* START Data section *

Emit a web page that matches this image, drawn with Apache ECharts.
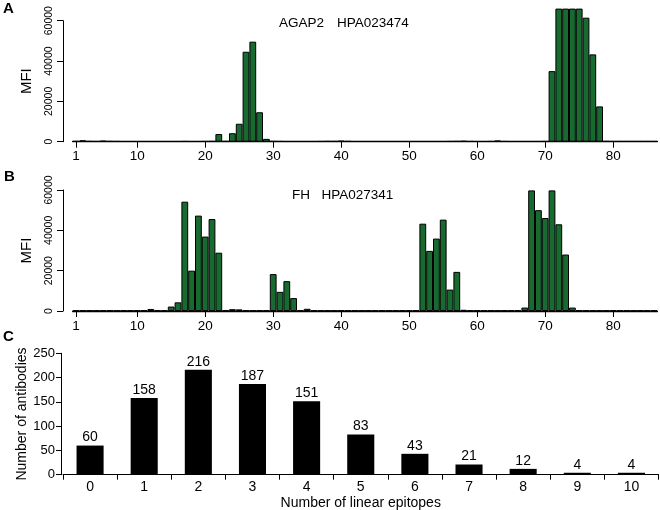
<!DOCTYPE html>
<html><head><meta charset="utf-8">
<script src="https://cdn.jsdelivr.net/npm/echarts@6/dist/echarts.min.js"></script>
<style>html,body{margin:0;padding:0;background:#fff}#c{width:660px;height:510px}</style>
</head><body><div id="c"></div>
<script>
// Peptide positions 1..86
const positions = [];
for (let i = 1; i <= 86; i++) positions.push(String(i));

// Panel A: AGAP2 HPA023474 (MFI per peptide position)
const agap2MFI = [
  300, 700, 300, 250, 500, 300, 250, 200, 200, 200,
  200, 200, 200, 200, 200, 200, 250, 200, 200, 250,
  300, 3800, 300, 4200, 8900, 44600, 49600, 14600, 1400, 300,
  250, 200, 200, 200, 200, 200, 250, 300, 300, 500,
  300, 200, 200, 200, 200, 200, 200, 200, 200, 200,
  200, 200, 200, 200, 200, 250, 300, 400, 250, 200,
  200, 250, 600, 250, 200, 200, 200, 200, 200, 250,
  35000, 66000, 66000, 66000, 66000, 61500, 43300, 17500, 300, 250,
  250, 250, 250, 250, 250, 250
];

// Panel B: FH HPA027341
const fhMFI = [
  250, 250, 300, 250, 250, 300, 250, 300, 250, 250,
  300, 1000, 300, 300, 2200, 4300, 54200, 20000, 47300, 36900,
  45600, 28900, 300, 900, 800, 250, 250, 300, 300, 18300,
  9500, 14800, 6400, 300, 1100, 250, 250, 250, 250, 250,
  250, 250, 250, 250, 250, 250, 250, 250, 250, 250,
  300, 43300, 29800, 35900, 45300, 10600, 19400, 600, 300, 250,
  250, 250, 250, 250, 250, 300, 1700, 59800, 50000, 46100,
  59800, 43000, 28000, 1700, 300, 250, 250, 250, 300, 300,
  250, 250, 250, 250, 250, 250
];

// Panel C
const epitopeCounts = ['0','1','2','3','4','5','6','7','8','9','10'];
const antibodyCounts = [60, 158, 216, 187, 151, 83, 43, 21, 12, 4, 4];

const FONT = 'Liberation Sans, Arial, Helvetica, sans-serif';
const GREEN = '#176a30';
const showTick = (i, v) => v === '1' || Number(v) % 10 === 0;

const chart = echarts.init(document.getElementById('c'), null, {renderer: 'canvas'});

function posXAxis(gi) {
  return {
    gridIndex: gi, type: 'category', data: positions, boundaryGap: true,
    axisLine: {show: true, lineStyle: {color: '#000', width: 1.3}},
    axisTick: {show: true, alignWithLabel: true, interval: showTick, length: 6, lineStyle: {color: '#000'}},
    axisLabel: {interval: showTick, margin: 8, color: '#000', fontSize: 13.5, fontFamily: FONT},
    splitLine: {show: false}
  };
}
function mfiYAxis(gi) {
  return {
    gridIndex: gi, type: 'value', min: 0, max: 60000, interval: 20000, offset: 9.6,
    axisLine: {show: true, lineStyle: {color: '#000', width: 1}},
    axisTick: {show: true, length: 6, lineStyle: {color: '#000'}},
    axisLabel: {rotate: 90, margin: 8, color: '#000', fontSize: 10.5, fontFamily: FONT,
                formatter: v => String(v)},
    splitLine: {show: false},
    name: 'MFI', nameLocation: 'middle', nameGap: 28.5, nameMoveOverlap: false,
    nameTextStyle: {color: '#000', fontSize: 15, fontFamily: FONT}
  };
}
function mfiSeries(gi, data) {
  return {
    type: 'bar', xAxisIndex: gi, yAxisIndex: gi, data: data,
    barCategoryGap: '0%', clip: true, silent: true, animation: false,
    itemStyle: {color: GREEN, borderColor: '#000', borderWidth: 1}
  };
}

const gridBase = {left: 72.6, width: 584.8, outerBoundsMode: 'none', containLabel: false};

const option = {
  animation: false,
  backgroundColor: '#fff',
  textStyle: {fontFamily: FONT},
  grid: [
    Object.assign({}, gridBase, {top: 8.6, height: 133.1}),
    Object.assign({}, gridBase, {top: 20.7, height: 121}),
    Object.assign({}, gridBase, {top: 177.9, height: 133.1}),
    Object.assign({}, gridBase, {top: 190, height: 121}),
    {left: 63, width: 595.5, top: 353.3, height: 121.4, outerBoundsMode: 'none', containLabel: false}
  ],
  xAxis: [
    posXAxis(0),
    {gridIndex: 1, type: 'category', data: positions, show: false},
    posXAxis(2),
    {gridIndex: 3, type: 'category', data: positions, show: false},
    {
      gridIndex: 4, type: 'category', data: epitopeCounts,
      axisLine: {show: true, lineStyle: {color: '#000', width: 1}},
      axisTick: {show: true, length: 5, lineStyle: {color: '#000'}},
      axisLabel: {margin: 5, color: '#000', fontSize: 14, fontFamily: FONT},
      name: 'Number of linear epitopes', nameLocation: 'middle', nameGap: 21, nameMoveOverlap: false,
      nameTextStyle: {color: '#000', fontSize: 14, fontFamily: FONT}
    }
  ],
  yAxis: [
    {gridIndex: 0, type: 'value', min: 0, max: 66000, show: false},
    mfiYAxis(1),
    {gridIndex: 2, type: 'value', min: 0, max: 66000, show: false},
    mfiYAxis(3),
    {
      gridIndex: 4, type: 'value', min: 0, max: 250, interval: 50, offset: 2,
      axisLine: {show: true, lineStyle: {color: '#000', width: 1}},
      axisTick: {show: true, length: 5, lineStyle: {color: '#000'}},
      axisLabel: {margin: 6, color: '#000', fontSize: 13, fontFamily: FONT},
      splitLine: {show: false},
      name: 'Number of antibodies', nameLocation: 'middle', nameGap: 32, nameMoveOverlap: false,
      nameTextStyle: {color: '#000', fontSize: 14, fontFamily: FONT}
    }
  ],
  series: [
    mfiSeries(0, agap2MFI),
    mfiSeries(2, fhMFI),
    {
      type: 'bar', xAxisIndex: 4, yAxisIndex: 4, data: antibodyCounts,
      barWidth: '50%', silent: true,
      itemStyle: {color: '#000'},
      label: {show: true, position: 'top', distance: 1, color: '#000', fontSize: 14, fontFamily: FONT}
    }
  ],
  graphic: [
    {type: 'text', left: 3, top: 1, style: {text: 'A', fontSize: 15, fontWeight: 'bold', fontFamily: FONT, fill: '#000'}},
    {type: 'text', left: 4, top: 169, style: {text: 'B', fontSize: 15, fontWeight: 'bold', fontFamily: FONT, fill: '#000'}},
    {type: 'text', left: 3, top: 329, style: {text: 'C', fontSize: 15, fontWeight: 'bold', fontFamily: FONT, fill: '#000'}},
    {type: 'text', left: 279, top: 16, style: {text: 'AGAP2', fontSize: 13.5, fontFamily: FONT, fill: '#000'}},
    {type: 'text', left: 337, top: 16, style: {text: 'HPA023474', fontSize: 13.5, fontFamily: FONT, fill: '#000'}},
    {type: 'text', left: 292, top: 188, style: {text: 'FH', fontSize: 13.5, fontFamily: FONT, fill: '#000'}},
    {type: 'text', left: 321.5, top: 188, style: {text: 'HPA027341', fontSize: 13.5, fontFamily: FONT, fill: '#000'}}
  ]
};
chart.setOption(option);
</script>
</body></html>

* END Data section *

**Short task**
Write out again exactly the lines from the start of the data above through the line containing "for (let i = 1;", inclusive, excluding any pictures.

**Full solution**
Emit a web page that matches this image, drawn with Apache ECharts.
<!DOCTYPE html>
<html><head><meta charset="utf-8">
<script src="https://cdn.jsdelivr.net/npm/echarts@6/dist/echarts.min.js"></script>
<style>html,body{margin:0;padding:0;background:#fff}#c{width:660px;height:510px}</style>
</head><body><div id="c"></div>
<script>
// Peptide positions 1..86
const positions = [];
for (let i = 1; i <= 86; i++) positions.push(String(i));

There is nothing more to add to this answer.